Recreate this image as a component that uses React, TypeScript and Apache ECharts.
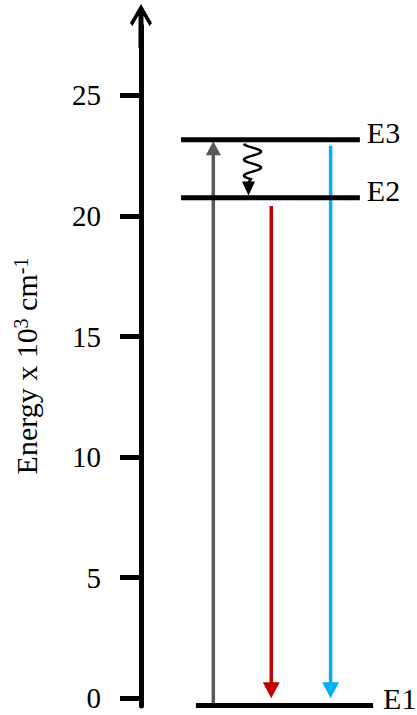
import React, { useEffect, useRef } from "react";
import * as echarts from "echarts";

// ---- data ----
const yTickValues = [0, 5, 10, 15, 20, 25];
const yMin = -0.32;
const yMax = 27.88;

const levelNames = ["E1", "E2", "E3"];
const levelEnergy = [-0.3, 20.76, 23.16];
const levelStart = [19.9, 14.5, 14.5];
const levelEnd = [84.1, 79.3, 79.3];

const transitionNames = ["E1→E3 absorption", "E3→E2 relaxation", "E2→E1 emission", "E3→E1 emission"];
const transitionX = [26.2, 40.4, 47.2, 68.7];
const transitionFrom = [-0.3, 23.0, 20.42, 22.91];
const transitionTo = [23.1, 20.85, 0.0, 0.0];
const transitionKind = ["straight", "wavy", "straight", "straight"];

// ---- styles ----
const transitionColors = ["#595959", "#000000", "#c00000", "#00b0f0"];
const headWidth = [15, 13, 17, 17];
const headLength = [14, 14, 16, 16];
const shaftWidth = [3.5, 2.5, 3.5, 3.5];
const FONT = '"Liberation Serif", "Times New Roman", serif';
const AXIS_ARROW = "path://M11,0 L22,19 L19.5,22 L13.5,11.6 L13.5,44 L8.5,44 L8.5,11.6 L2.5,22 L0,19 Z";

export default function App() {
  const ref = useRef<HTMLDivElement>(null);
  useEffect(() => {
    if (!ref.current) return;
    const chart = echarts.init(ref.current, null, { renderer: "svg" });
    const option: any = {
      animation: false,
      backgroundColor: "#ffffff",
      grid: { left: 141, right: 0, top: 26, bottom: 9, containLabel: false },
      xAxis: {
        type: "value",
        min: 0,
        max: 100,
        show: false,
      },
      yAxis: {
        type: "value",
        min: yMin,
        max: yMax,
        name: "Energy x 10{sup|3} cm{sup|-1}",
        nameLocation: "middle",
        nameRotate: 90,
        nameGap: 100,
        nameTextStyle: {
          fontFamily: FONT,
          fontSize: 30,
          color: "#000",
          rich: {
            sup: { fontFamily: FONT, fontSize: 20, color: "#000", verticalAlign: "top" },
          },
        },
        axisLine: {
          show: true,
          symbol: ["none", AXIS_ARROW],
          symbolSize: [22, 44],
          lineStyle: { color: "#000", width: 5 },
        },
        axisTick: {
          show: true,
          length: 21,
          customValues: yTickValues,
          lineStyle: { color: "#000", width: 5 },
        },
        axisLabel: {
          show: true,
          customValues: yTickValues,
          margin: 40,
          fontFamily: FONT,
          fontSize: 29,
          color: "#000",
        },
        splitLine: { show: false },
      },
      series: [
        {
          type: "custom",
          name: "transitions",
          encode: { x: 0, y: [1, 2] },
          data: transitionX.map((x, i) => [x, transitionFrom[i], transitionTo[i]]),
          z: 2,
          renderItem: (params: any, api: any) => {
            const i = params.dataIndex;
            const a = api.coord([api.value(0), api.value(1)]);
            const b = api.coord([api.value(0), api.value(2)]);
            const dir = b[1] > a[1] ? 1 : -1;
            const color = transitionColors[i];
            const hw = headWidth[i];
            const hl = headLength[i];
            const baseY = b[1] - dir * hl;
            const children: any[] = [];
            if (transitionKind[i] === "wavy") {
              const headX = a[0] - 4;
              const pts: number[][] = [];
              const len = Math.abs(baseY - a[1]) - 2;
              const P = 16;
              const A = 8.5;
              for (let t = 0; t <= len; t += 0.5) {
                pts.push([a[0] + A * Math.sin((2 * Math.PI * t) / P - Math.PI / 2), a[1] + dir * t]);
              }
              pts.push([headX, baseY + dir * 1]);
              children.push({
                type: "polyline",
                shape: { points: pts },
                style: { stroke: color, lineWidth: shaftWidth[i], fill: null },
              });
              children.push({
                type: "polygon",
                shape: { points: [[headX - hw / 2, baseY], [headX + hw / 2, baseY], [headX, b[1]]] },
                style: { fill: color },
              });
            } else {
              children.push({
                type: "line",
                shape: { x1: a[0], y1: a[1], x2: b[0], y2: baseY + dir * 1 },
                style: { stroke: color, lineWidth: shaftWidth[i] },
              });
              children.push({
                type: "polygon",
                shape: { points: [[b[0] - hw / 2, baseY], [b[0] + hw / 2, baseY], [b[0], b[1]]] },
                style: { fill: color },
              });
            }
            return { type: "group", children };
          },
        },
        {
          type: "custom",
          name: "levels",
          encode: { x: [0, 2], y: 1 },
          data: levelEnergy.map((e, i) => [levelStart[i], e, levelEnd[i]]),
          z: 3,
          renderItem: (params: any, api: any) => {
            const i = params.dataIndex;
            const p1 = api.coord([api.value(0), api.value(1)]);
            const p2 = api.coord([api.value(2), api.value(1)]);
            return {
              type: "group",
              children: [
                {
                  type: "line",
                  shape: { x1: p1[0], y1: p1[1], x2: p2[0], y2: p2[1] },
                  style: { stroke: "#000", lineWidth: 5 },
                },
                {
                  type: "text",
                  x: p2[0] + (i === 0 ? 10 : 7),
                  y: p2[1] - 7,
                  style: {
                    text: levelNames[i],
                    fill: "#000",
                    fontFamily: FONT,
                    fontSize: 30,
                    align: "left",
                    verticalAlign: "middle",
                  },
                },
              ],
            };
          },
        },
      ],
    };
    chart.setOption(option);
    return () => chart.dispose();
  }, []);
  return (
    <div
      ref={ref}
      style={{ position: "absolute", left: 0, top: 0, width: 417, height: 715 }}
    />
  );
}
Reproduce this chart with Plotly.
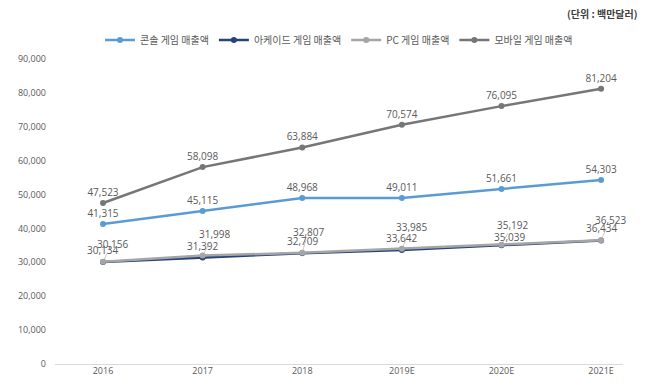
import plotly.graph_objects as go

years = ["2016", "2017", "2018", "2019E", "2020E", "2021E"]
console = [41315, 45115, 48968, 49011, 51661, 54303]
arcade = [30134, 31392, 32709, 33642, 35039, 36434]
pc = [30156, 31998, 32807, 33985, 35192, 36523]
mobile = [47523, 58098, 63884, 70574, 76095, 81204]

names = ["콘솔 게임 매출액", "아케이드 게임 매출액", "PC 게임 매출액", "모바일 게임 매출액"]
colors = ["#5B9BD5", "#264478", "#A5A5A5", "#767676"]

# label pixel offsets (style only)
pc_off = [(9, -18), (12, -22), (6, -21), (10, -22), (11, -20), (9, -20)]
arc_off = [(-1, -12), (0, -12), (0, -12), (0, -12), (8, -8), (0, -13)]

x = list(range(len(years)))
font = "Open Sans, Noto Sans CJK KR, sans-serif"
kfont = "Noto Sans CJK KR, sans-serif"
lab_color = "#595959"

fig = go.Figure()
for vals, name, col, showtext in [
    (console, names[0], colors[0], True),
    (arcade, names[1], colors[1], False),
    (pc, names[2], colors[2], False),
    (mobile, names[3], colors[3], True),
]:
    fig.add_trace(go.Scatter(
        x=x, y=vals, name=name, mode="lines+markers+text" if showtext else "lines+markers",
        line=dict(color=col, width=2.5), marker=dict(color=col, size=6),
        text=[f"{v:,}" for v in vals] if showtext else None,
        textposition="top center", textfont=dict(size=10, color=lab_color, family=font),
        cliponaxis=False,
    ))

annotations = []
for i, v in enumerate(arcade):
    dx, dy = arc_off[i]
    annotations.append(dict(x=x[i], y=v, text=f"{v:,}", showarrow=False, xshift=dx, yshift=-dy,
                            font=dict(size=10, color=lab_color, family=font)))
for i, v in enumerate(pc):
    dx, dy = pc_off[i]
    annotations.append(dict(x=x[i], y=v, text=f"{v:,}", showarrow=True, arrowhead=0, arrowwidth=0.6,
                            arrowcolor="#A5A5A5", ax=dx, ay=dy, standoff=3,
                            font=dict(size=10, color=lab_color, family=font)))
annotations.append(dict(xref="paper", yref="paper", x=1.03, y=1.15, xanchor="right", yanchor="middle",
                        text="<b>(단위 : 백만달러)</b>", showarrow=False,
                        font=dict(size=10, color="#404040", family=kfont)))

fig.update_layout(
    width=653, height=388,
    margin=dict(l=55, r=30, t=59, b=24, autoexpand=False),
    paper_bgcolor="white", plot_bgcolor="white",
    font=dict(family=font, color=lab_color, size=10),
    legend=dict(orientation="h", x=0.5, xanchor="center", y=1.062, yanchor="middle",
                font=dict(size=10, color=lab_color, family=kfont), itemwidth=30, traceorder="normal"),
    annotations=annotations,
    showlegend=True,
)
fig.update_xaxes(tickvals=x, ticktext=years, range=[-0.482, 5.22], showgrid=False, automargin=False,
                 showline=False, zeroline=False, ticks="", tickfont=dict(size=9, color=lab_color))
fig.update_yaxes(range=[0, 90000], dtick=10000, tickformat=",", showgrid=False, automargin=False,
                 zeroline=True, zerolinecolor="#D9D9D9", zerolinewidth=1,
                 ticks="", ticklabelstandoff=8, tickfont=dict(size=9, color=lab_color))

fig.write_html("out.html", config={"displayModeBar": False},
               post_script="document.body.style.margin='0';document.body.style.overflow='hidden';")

----------------

* [Aim] In the entries above, find the line that contains "Reproduce this chart with Plotly." and the line that contains "(8, -8), (0, -13)]". Reproduce exactly those two lines and every line between them, but not the pictures.

* [Answer below]
Reproduce this chart with Plotly.
import plotly.graph_objects as go

years = ["2016", "2017", "2018", "2019E", "2020E", "2021E"]
console = [41315, 45115, 48968, 49011, 51661, 54303]
arcade = [30134, 31392, 32709, 33642, 35039, 36434]
pc = [30156, 31998, 32807, 33985, 35192, 36523]
mobile = [47523, 58098, 63884, 70574, 76095, 81204]

names = ["콘솔 게임 매출액", "아케이드 게임 매출액", "PC 게임 매출액", "모바일 게임 매출액"]
colors = ["#5B9BD5", "#264478", "#A5A5A5", "#767676"]

# label pixel offsets (style only)
pc_off = [(9, -18), (12, -22), (6, -21), (10, -22), (11, -20), (9, -20)]
arc_off = [(-1, -12), (0, -12), (0, -12), (0, -12), (8, -8), (0, -13)]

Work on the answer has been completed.